Set task
Pull out every line below that holds the word "Write".

Material for this task
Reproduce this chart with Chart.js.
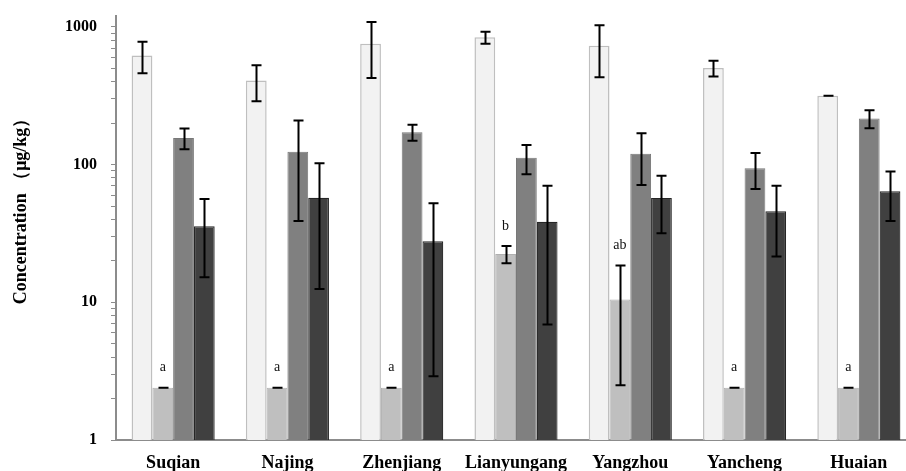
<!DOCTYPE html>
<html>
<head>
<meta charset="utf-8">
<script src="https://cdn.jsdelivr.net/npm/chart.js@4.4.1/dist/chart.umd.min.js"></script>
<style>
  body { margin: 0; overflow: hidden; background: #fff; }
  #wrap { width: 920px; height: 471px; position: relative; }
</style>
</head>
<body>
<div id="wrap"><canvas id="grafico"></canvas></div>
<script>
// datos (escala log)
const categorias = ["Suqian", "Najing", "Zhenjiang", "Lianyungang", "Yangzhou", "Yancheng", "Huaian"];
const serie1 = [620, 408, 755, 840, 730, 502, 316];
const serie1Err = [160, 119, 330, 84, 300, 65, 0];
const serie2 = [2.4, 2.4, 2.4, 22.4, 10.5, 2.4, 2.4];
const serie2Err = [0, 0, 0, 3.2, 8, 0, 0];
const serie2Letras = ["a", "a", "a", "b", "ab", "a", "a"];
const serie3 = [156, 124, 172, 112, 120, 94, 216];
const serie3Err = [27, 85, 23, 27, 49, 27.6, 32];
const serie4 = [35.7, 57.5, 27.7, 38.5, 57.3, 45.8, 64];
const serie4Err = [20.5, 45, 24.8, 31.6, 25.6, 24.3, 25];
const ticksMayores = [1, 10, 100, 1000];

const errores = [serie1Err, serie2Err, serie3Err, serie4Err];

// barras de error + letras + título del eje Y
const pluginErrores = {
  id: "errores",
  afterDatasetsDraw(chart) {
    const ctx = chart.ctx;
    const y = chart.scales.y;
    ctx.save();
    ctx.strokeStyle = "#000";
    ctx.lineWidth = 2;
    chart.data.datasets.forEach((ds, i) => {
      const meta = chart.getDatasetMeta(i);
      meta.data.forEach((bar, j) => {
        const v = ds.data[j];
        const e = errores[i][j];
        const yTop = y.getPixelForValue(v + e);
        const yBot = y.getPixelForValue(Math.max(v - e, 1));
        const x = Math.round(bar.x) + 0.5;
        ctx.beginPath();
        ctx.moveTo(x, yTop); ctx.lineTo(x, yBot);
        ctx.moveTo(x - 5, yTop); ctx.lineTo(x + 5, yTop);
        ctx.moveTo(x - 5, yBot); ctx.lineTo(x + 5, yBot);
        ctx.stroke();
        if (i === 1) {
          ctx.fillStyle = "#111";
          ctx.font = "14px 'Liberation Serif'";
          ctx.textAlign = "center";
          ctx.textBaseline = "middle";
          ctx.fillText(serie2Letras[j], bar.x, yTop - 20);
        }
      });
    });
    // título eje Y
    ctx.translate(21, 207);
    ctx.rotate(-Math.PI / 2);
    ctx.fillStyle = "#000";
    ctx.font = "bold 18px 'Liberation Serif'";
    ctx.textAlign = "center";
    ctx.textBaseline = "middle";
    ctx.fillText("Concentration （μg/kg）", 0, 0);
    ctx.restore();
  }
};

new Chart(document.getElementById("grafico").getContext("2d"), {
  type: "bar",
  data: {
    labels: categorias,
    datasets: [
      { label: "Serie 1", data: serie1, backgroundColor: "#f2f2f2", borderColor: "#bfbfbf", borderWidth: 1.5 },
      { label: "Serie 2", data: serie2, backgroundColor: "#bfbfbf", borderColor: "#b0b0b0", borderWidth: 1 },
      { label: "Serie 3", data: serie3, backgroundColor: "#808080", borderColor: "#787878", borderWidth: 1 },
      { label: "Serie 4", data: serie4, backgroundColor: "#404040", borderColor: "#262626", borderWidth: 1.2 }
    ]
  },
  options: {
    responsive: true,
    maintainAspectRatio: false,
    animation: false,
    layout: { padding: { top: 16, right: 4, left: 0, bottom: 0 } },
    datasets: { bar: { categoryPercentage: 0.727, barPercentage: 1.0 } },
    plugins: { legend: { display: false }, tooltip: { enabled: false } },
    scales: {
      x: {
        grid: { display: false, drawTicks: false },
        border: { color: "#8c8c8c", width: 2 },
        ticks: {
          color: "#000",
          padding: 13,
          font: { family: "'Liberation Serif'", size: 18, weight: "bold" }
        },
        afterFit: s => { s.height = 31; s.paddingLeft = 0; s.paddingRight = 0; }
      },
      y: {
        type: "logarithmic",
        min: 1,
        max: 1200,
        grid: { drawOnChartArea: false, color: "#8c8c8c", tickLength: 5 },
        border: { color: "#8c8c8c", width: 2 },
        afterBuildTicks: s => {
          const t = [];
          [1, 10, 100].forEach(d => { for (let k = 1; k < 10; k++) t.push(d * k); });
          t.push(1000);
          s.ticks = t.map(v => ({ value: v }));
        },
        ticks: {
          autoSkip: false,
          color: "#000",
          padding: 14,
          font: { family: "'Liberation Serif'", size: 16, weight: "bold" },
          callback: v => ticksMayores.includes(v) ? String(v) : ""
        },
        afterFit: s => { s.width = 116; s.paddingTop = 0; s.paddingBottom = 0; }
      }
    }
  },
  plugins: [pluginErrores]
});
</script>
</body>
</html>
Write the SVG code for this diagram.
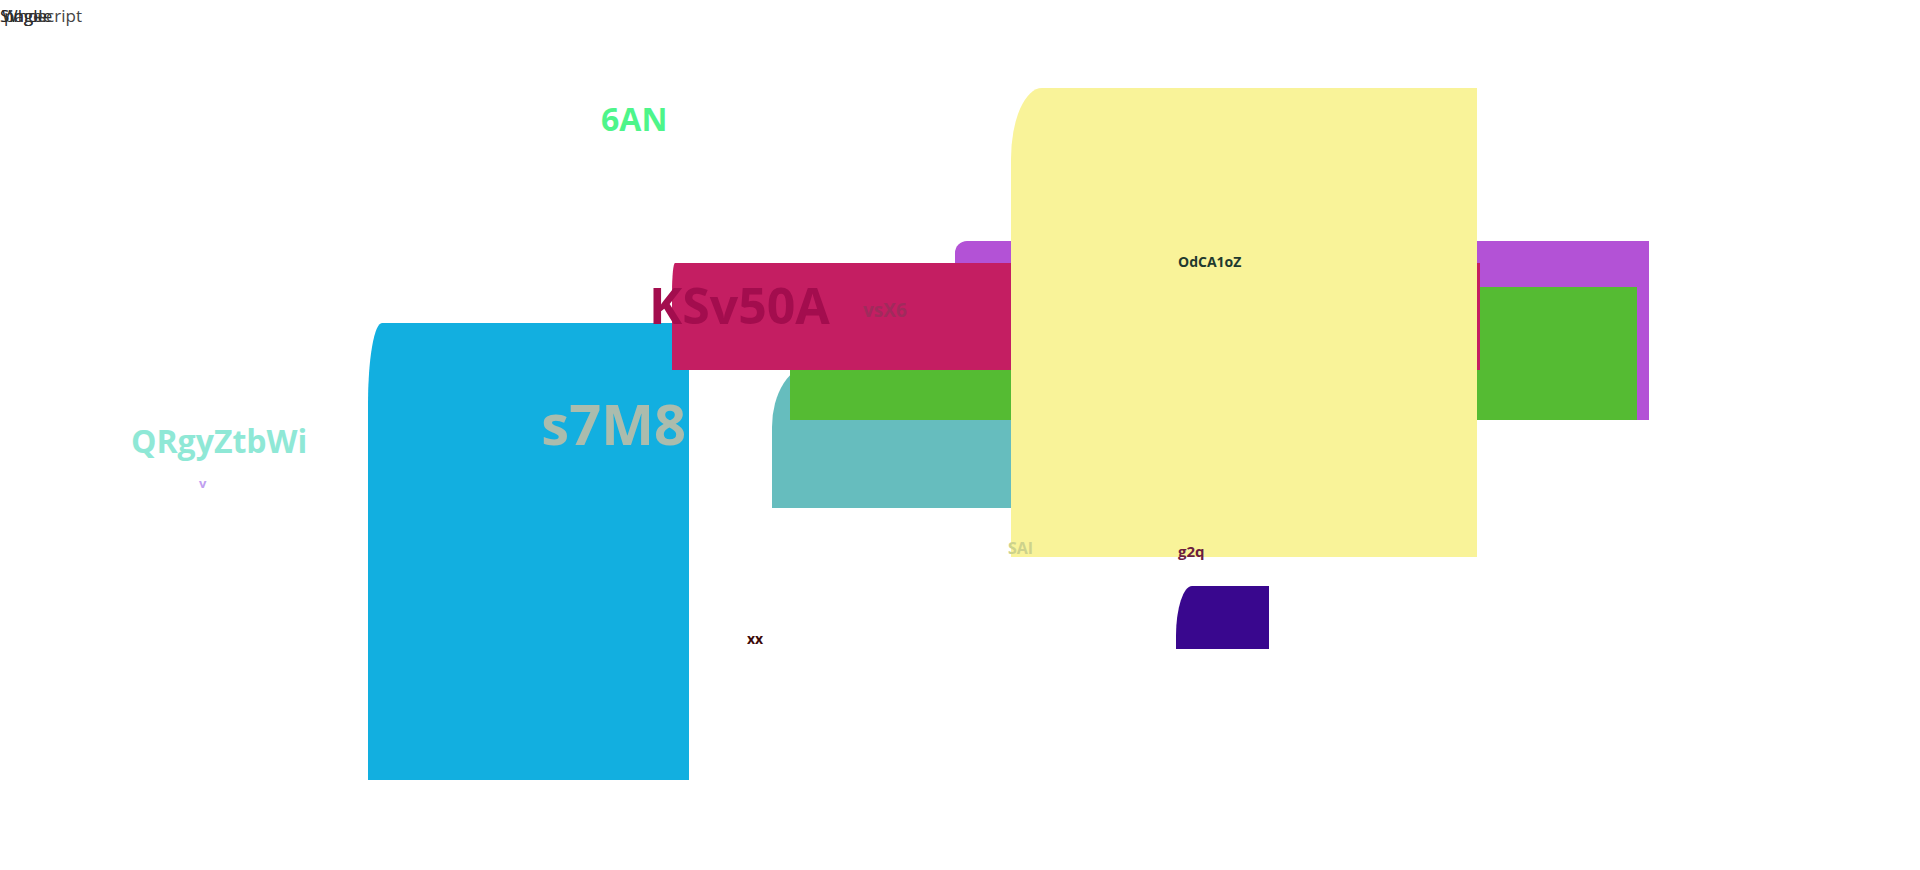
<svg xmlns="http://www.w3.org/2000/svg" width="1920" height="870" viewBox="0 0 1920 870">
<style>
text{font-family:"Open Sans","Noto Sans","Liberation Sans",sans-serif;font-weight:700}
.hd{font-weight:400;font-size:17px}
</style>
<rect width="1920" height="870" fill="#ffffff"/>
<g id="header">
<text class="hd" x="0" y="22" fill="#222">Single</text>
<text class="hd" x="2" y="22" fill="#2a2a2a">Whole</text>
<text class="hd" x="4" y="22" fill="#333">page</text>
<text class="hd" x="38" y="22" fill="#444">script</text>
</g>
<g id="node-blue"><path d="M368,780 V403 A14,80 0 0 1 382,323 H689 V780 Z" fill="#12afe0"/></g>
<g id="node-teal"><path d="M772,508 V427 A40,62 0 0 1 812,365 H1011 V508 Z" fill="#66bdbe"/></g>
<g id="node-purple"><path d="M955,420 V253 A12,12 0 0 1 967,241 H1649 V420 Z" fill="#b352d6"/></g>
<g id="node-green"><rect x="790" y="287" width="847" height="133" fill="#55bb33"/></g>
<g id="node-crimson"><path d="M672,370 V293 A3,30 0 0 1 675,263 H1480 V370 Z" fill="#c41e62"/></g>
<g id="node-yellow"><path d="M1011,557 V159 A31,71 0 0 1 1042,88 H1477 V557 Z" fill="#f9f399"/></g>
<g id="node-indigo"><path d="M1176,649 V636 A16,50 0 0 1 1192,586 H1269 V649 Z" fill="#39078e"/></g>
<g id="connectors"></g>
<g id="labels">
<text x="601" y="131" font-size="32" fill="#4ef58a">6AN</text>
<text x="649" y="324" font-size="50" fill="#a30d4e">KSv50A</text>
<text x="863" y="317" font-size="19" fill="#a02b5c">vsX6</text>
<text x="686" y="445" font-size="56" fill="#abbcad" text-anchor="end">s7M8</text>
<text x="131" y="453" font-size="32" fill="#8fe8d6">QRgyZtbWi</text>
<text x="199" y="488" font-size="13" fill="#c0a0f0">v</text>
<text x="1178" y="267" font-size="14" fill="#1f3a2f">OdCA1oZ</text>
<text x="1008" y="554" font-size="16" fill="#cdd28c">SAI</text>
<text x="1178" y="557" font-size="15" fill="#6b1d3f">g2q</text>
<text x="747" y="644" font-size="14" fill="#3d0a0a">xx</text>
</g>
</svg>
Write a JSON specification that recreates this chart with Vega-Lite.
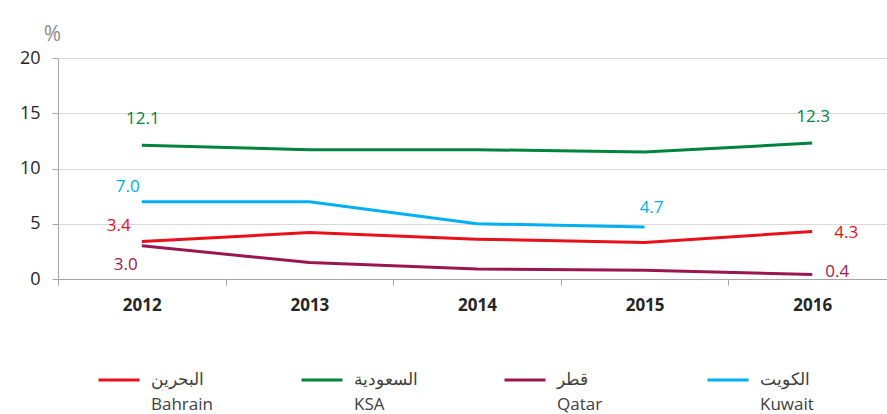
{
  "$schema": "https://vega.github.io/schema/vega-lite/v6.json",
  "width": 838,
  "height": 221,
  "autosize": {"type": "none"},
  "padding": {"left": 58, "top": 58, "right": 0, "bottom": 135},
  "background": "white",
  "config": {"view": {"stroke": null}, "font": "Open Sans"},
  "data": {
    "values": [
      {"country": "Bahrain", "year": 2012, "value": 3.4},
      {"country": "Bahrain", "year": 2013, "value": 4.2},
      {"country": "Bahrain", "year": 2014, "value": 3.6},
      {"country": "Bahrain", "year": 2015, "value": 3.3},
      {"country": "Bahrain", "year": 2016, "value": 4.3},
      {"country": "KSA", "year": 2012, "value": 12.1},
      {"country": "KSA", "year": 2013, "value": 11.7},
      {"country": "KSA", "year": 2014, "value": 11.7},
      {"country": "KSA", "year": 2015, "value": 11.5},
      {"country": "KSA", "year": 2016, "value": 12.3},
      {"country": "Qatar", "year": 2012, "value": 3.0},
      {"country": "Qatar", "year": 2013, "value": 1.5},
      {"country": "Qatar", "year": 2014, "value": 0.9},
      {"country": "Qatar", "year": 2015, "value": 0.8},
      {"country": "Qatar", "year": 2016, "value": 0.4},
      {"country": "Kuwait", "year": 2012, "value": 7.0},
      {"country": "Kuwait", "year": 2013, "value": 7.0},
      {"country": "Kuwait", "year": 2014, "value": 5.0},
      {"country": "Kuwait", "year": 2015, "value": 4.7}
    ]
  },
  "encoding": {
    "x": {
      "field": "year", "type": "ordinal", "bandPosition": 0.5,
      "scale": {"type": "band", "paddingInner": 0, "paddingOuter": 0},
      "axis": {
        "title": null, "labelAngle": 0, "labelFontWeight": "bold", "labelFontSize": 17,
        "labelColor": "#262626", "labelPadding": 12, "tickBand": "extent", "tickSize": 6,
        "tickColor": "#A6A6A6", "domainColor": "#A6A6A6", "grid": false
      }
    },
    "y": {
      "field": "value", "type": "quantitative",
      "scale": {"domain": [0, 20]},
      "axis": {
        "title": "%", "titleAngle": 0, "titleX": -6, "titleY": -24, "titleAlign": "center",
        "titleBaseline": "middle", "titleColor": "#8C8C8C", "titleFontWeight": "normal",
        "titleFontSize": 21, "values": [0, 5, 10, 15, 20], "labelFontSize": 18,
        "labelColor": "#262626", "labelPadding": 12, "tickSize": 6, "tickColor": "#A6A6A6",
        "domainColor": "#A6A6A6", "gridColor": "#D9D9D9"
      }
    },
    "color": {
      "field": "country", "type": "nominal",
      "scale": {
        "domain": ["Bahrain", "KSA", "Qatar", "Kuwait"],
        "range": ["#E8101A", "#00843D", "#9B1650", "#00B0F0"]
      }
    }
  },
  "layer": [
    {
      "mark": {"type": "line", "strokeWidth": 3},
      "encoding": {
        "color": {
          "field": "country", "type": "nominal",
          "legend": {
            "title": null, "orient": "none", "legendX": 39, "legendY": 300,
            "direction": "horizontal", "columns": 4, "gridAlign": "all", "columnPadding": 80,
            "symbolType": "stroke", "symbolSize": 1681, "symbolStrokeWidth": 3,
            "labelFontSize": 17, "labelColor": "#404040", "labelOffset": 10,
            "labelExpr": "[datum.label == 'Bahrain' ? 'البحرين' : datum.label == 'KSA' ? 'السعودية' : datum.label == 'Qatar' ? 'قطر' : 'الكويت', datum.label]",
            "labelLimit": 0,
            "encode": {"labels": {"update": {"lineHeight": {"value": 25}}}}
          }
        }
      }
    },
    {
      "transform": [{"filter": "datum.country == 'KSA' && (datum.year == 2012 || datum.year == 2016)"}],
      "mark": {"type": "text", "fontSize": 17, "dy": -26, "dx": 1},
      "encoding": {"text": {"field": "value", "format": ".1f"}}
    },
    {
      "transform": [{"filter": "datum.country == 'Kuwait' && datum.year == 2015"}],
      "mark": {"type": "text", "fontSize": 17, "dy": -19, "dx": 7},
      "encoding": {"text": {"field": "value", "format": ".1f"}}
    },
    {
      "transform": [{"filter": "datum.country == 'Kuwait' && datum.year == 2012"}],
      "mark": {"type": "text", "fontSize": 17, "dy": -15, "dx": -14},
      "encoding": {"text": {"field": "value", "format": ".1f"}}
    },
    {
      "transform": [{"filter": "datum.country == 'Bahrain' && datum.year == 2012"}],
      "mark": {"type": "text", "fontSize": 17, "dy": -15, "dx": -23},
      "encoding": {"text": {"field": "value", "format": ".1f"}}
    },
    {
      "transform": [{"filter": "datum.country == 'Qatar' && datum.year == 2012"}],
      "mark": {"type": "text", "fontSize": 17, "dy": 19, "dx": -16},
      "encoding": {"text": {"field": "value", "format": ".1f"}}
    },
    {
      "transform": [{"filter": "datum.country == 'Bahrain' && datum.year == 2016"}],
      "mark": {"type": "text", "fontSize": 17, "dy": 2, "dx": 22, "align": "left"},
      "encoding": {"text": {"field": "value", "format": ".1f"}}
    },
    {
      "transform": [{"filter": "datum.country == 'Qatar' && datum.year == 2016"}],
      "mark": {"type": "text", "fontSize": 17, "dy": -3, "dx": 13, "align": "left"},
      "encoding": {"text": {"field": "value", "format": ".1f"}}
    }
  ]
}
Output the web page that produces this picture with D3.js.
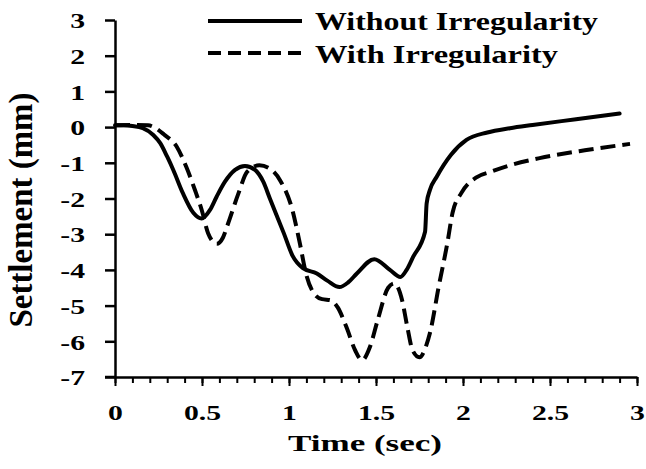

Output for this task
Write the SVG code for this diagram.
Write a JSON specification that recreates this chart with Vega-Lite.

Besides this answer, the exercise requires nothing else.